The picture is of an abstract smiley face in a square frame. Once you see it, it seems crystal clear. But look away and the image is hidden again.
If you were able to make it work, it is because your brain successfully overlapped the two sides of the pattern to visualize a previously hidden image. Former Stanford graduate student Kun-Hsing Yu, MD, PhD and geneticist Michael Snyder, PhD, used a similar layering technique to help researchers and clinicians analyze patches of cancer cells from tissue biopsies. They’ve worked out a way to overlay the visual information on the slide — the shapes and positions of cells — with another layer of information about the cells’ ‘omics’ — a term coined by Snyder to encompass the DNA sequence (the genome), the RNA molecules (transcriptome) and even the proteins (the proteome) present in individual cells.
The research appears in Cell Systems.
As Yu explained to me in an email:
Histopathology evaluation, the visual assessment of microscopic patterns of tumor tissue, is the gold standard for diagnosing many types of cancers. However, the molecular processes underpinning the morphological changes observed in cancer cells are largely unknown. In addition, the clinical utility of integrating histopathology slides and omics data had not been explored.
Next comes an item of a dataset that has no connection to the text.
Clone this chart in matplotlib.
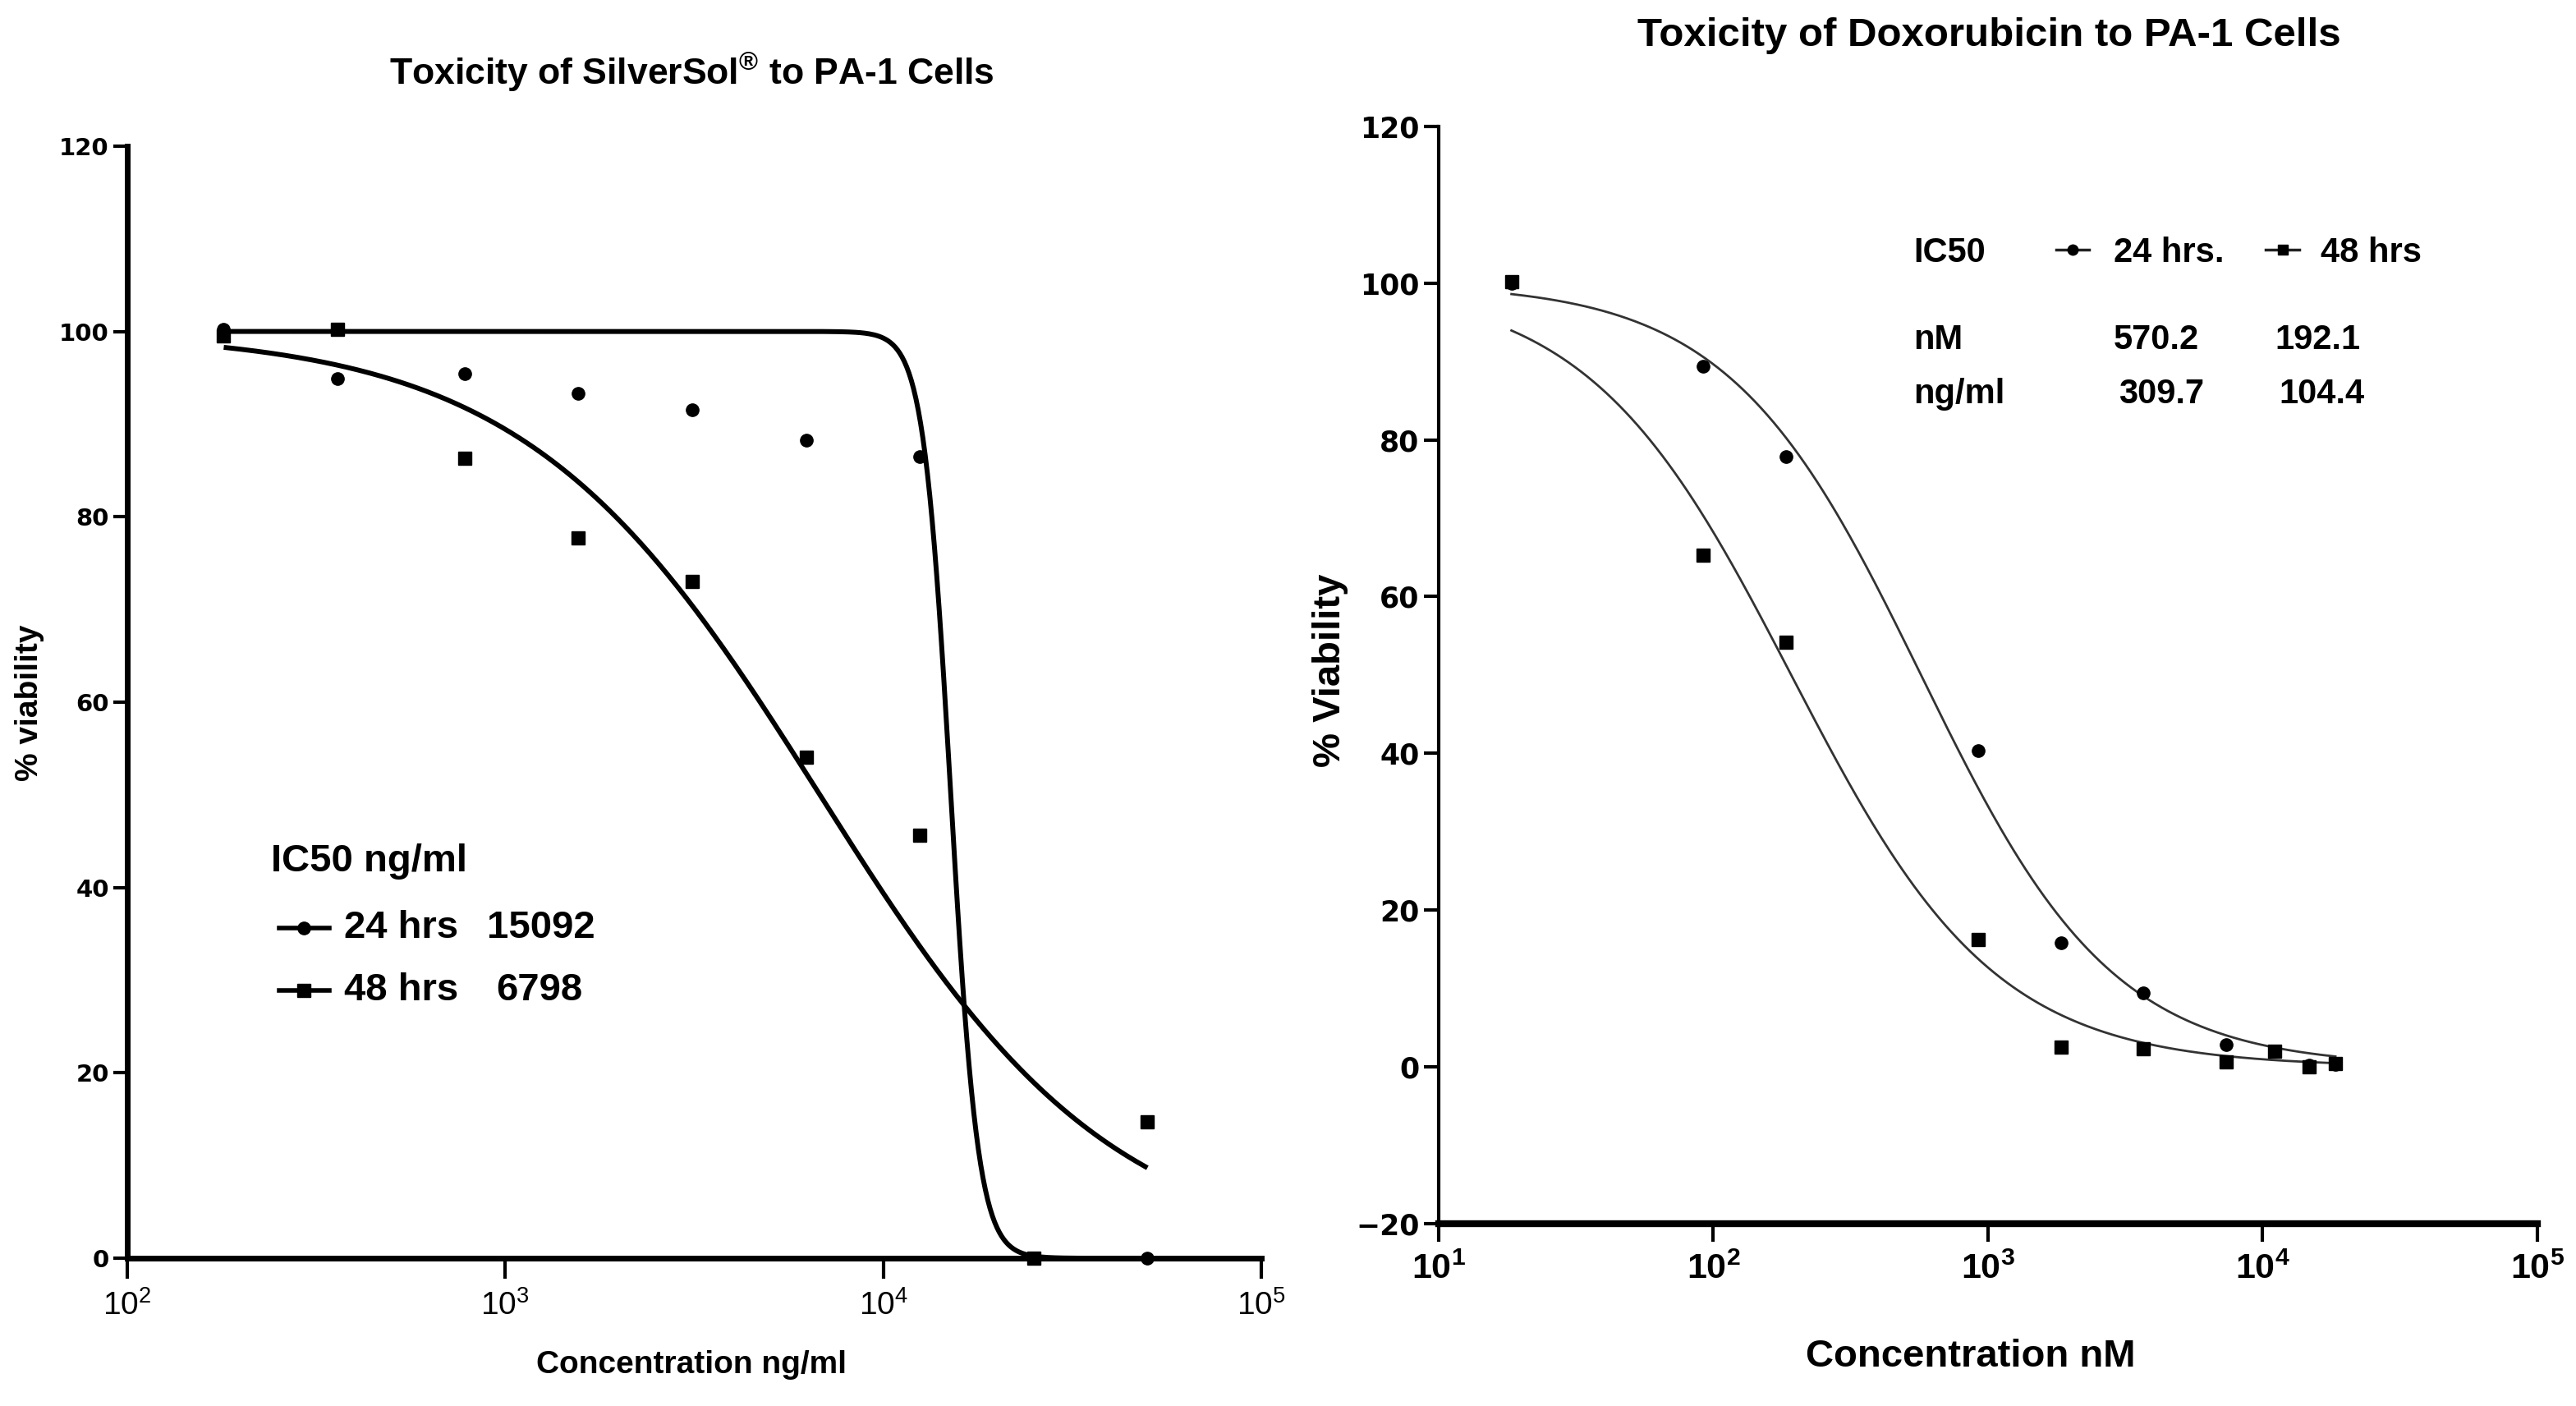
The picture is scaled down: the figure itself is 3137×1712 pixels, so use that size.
import numpy as np
import matplotlib
matplotlib.use('Agg')
import matplotlib.pyplot as plt
from matplotlib.ticker import FixedLocator, NullLocator, FuncFormatter

narrow = ['Liberation Sans Narrow', 'Liberation Sans', 'DejaVu Sans']
plt.rcParams['font.family'] = narrow
plt.rcParams['mathtext.default'] = 'regular'

# SilverSol data (ng/ml)
ag_conc = [180, 360, 780, 1560, 3125, 6250, 12500, 25000, 50000]
ag_24h = [100.2, 94.9, 95.4, 93.3, 91.5, 88.3, 86.5, 0.0, 0.0]
ag_48h = [99.5, 100.2, 86.3, 77.7, 73.0, 54.1, 45.6, 0.0, 14.7]
# fitted curve params: top, bottom, ic50, hill slope
ag_fit_24h = [100, 0, 15092, 12.0]
ag_fit_48h = [100, 0, 6798, 1.115]

# Doxorubicin data (nM)
dox_conc = [18.4, 92, 184, 920, 1840, 3680, 7360, 11040, 14720, 18400]
dox_24h = [100.0, 89.4, 77.9, 40.4, 15.8, 9.4, 2.8, 2.0, 0.2, 0.3]
dox_48h = [100.2, 65.3, 54.2, 16.2, 2.5, 2.3, 0.6, 2.0, 0.0, 0.4]
dox_fit_24h = [100, 0, 570.2, 1.24]
dox_fit_48h = [100, 0, 192.1, 1.17]


def hill(x, p):
    top, bottom, ic50, h = p
    return bottom + (top - bottom) / (1 + (x / ic50) ** h)


def curve(conc, p):
    xs = np.logspace(np.log10(conc[0]), np.log10(conc[-1]), 400)
    return xs, hill(xs, p)


def pow10(v, pos):
    return r'$10^{%d}$' % int(round(np.log10(v)))


fig = plt.figure(figsize=(31.37, 17.12), dpi=100)

###########################################################################
# Left panel - SilverSol
###########################################################################
ax1 = fig.add_axes([0.0494, 0.1051, 0.4402, 0.7910])
x, y = curve(ag_conc, ag_fit_24h)
ax1.plot(x, y, color='k', lw=4.3, solid_capstyle='butt')
x, y = curve(ag_conc, ag_fit_48h)
ax1.plot(x, y, color='k', lw=4.3, solid_capstyle='butt')
ax1.plot(ag_conc, ag_24h, 'o', color='k', ms=11, ls='none', clip_on=False)
ax1.plot(ag_conc, ag_48h, 's', color='k', ms=11, ls='none', clip_on=False)

ax1.set_xscale('log')
ax1.set_xlim(1e2, 1e5)
ax1.set_ylim(0, 120)
ax1.xaxis.set_major_locator(FixedLocator([1e2, 1e3, 1e4, 1e5]))
ax1.xaxis.set_minor_locator(NullLocator())
ax1.xaxis.set_major_formatter(FuncFormatter(pow10))
ax1.set_yticks([0, 20, 40, 60, 80, 100, 120])
for s in ['top', 'right']:
    ax1.spines[s].set_visible(False)
for s in ['left', 'bottom']:
    ax1.spines[s].set_linewidth(5)
ax1.tick_params(axis='y', length=12, width=3, pad=4)
ax1.tick_params(axis='x', length=18, width=3, pad=10, labelsize=28)
for lab in ax1.get_yticklabels():
    lab.set_fontfamily('DejaVu Sans')
    lab.set_fontweight('bold')
    lab.set_fontsize(21)

fig.text(842 / 3137, 1 - 88 / 1712, 'Toxicity of SilverSol$^{®}$ to PA-1 Cells',
         ha='center', va='center', fontsize=32, fontweight='bold')
fig.text(842 / 3137, 1 - 1662 / 1712, 'Concentration ng/ml',
         ha='center', va='center', fontsize=28, fontweight='bold')
fig.text(36 / 3137, 1 - 856 / 1712, '% viability', rotation=90,
         ha='center', va='center', fontsize=28, fontweight='bold')

# legend block
fs_leg = 34
ax1.text(0.127, 0.357, 'IC50 ng/ml', transform=ax1.transAxes, fontsize=fs_leg,
         fontweight='bold', va='center')
for yy, mk, lab, val, vx in [(0.297, 'o', '24 hrs', '15092', 0.317),
                             (0.241, 's', '48 hrs', '6798', 0.325)]:
    ax1.plot([0.134, 0.178], [yy, yy], color='k', lw=4, transform=ax1.transAxes)
    ax1.plot([0.156], [yy], color='k', marker=mk, ms=11, transform=ax1.transAxes)
    ax1.text(0.191, yy, lab, transform=ax1.transAxes, fontsize=fs_leg,
             fontweight='bold', va='center')
    ax1.text(vx, yy, val, transform=ax1.transAxes, fontsize=fs_leg,
             fontweight='bold', va='center')

###########################################################################
# Right panel - Doxorubicin
###########################################################################
ax2 = fig.add_axes([0.5585, 0.1297, 0.4265, 0.7804])
x, y = curve(dox_conc, dox_fit_24h)
ax2.plot(x, y, color='#333333', lw=2)
x, y = curve(dox_conc, dox_fit_48h)
ax2.plot(x, y, color='#333333', lw=2)
ax2.plot(dox_conc, dox_24h, 'o', color='k', ms=11, ls='none', clip_on=False)
ax2.plot(dox_conc, dox_48h, 's', color='k', ms=11, ls='none', clip_on=False)

ax2.set_xscale('log')
ax2.set_xlim(1e1, 1e5)
ax2.set_ylim(-20, 120)
ax2.xaxis.set_major_locator(FixedLocator([1e1, 1e2, 1e3, 1e4, 1e5]))
ax2.xaxis.set_minor_locator(NullLocator())
ax2.xaxis.set_major_formatter(FuncFormatter(pow10))
ax2.set_yticks([-20, 0, 20, 40, 60, 80, 100, 120])
for s in ['top', 'right']:
    ax2.spines[s].set_visible(False)
ax2.spines['left'].set_linewidth(3)
ax2.spines['bottom'].set_linewidth(6)
ax2.tick_params(axis='y', length=13, width=3, pad=4)
ax2.tick_params(axis='x', length=16, width=3, pad=10, labelsize=31)
for lab in ax2.get_xticklabels():
    lab.set_fontweight('bold')
for lab in ax2.get_yticklabels():
    lab.set_fontfamily('DejaVu Sans')
    lab.set_fontweight('bold')
    lab.set_fontsize(25)

fig.text(2422 / 3137, 1 - 44 / 1712, 'Toxicity of Doxorubicin to PA-1 Cells',
         ha='center', va='center', fontsize=35.5, fontweight='bold')
fig.text(2400 / 3137, 1 - 1652 / 1712, 'Concentration nM',
         ha='center', va='center', fontsize=34, fontweight='bold')
fig.text(1620 / 3137, 1 - 816 / 1712, '% Viability', rotation=90,
         ha='center', va='center', fontsize=34, fontweight='bold')

fs_r = 30
ax2.text(0.432, 0.885, 'IC50', transform=ax2.transAxes, fontsize=fs_r,
         fontweight='bold', va='center')
for x0, x1, mk, lab, tx in [(0.562, 0.592, 'o', '24 hrs.', 0.614),
                            (0.753, 0.783, 's', '48 hrs', 0.803)]:
    ax2.plot([x0, x1], [0.888, 0.888], color='#222222', lw=2.5, transform=ax2.transAxes)
    ax2.plot([(x0 + x1) / 2], [0.888], color='k', marker=mk, ms=9, transform=ax2.transAxes)
    ax2.text(tx, 0.885, lab, transform=ax2.transAxes, fontsize=fs_r,
             fontweight='bold', va='center')
ax2.text(0.432, 0.805, 'nM', transform=ax2.transAxes, fontsize=fs_r,
         fontweight='bold', va='center')
ax2.text(0.614, 0.805, '570.2', transform=ax2.transAxes, fontsize=fs_r,
         fontweight='bold', va='center')
ax2.text(0.761, 0.805, '192.1', transform=ax2.transAxes, fontsize=fs_r,
         fontweight='bold', va='center')
ax2.text(0.432, 0.756, 'ng/ml', transform=ax2.transAxes, fontsize=fs_r,
         fontweight='bold', va='center')
ax2.text(0.619, 0.756, '309.7', transform=ax2.transAxes, fontsize=fs_r,
         fontweight='bold', va='center')
ax2.text(0.765, 0.756, '104.4', transform=ax2.transAxes, fontsize=fs_r,
         fontweight='bold', va='center')

fig.savefig('out.png', dpi=100)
In this study, we successfully revealed the gene and protein expression patterns in lung cancer tissues and showed that dysregulated genes associated with cell de-differentiation [an early step that can lead to cancer] participated in cell-cycle, DNA replication, and p53 signaling pathways.
By layering these multiple types of information, the researchers were able to identify morphological patterns associated with mutation of the p53 protein, which is an important prognostic factor for lung cancer patients. When they integrated this information with other omics data they were able to generate personalized prognoses for individual patients.
Our integrative prediction model can better inform oncologists of their patients’ prognoses than histopathology, clinical history or omics information alone, and could allow clinicians to better formulate treatment plans based on a patient’s predicted survival. It can also help to classify patients into disease subtypes when histopathlogy results are ambiguous. In short, the systematic incorporation of the ‘big data’ of omics research into medical practice can assist in personalized cancer treatment as well as facilitate the development of precision medicine.